Pickled Jicama

Jicama Pickle

Jicama is not a cheap vegetable, but boy it is good, and one Jicama will often make 2 or 3 dishes. A couple of salads for example. Or just eat it on its own with salt and lime juice.

The jicama I picked up today from the local Asian Grocery is young and beautiful. It must be the beginning of the Jicama season. Never choose one that is wrinkled, damaged, with mouldy or sunken spots. Ewk!

This recipe is a quickish pickle that will sit in the fridge easily for a week or more. So just adjust the recipe to the amount that you think you will eat in that time.

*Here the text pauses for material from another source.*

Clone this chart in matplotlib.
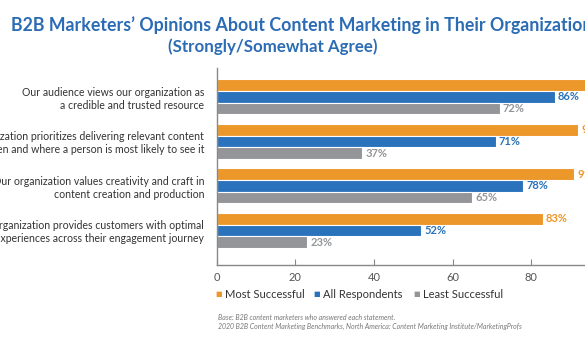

Try these other Jicama recipes: Jicama and Green Mango Salad, Jicama with Coconut Milk, or Jicama Sticks with Spices.

Are you after other interesting pickles? Try Daikon Miso Pickles. Pickled Lemons, Pickled Quinces, and Cumquat Pickles.

All of our Jicama recipes are here, and all of the Pickle recipes here. Or take some time to explore our Late Summer recipes.


Quickly Pickled Jicama

1 kg jicama, peeled and sliced into largish slivers. Or cut them larger – 2cm x 4cm x 0.5cm.
2 tspns pickling salt
1 cup rice vinegar
1 cup water
1 tspn coriander seeds, crushed
1 fresh green chilli
4 thin slices ginger
3 Tblspn sugar

In a bowl, toss the jicama with the salt and leave it to stand for an hour. Drain well, and pack the jicama into a quart jar.

Remove the seeds from  the chilli and slice thinly.

Bring all of the other ingredients to the boil in a saucepan, including the chilli, stirring to dissolve the sugar. Pour the hot liquid over the jicama in the jar.

Screw the lid on the jar and allow to cool. Leave in the fridge for at least 1 day before using.

It will keep in the fridge for up to a week, perhaps longer.

Jicama Pickle

recipe notes and alternatives
Try this recipe with kohlrabi and large long radishes.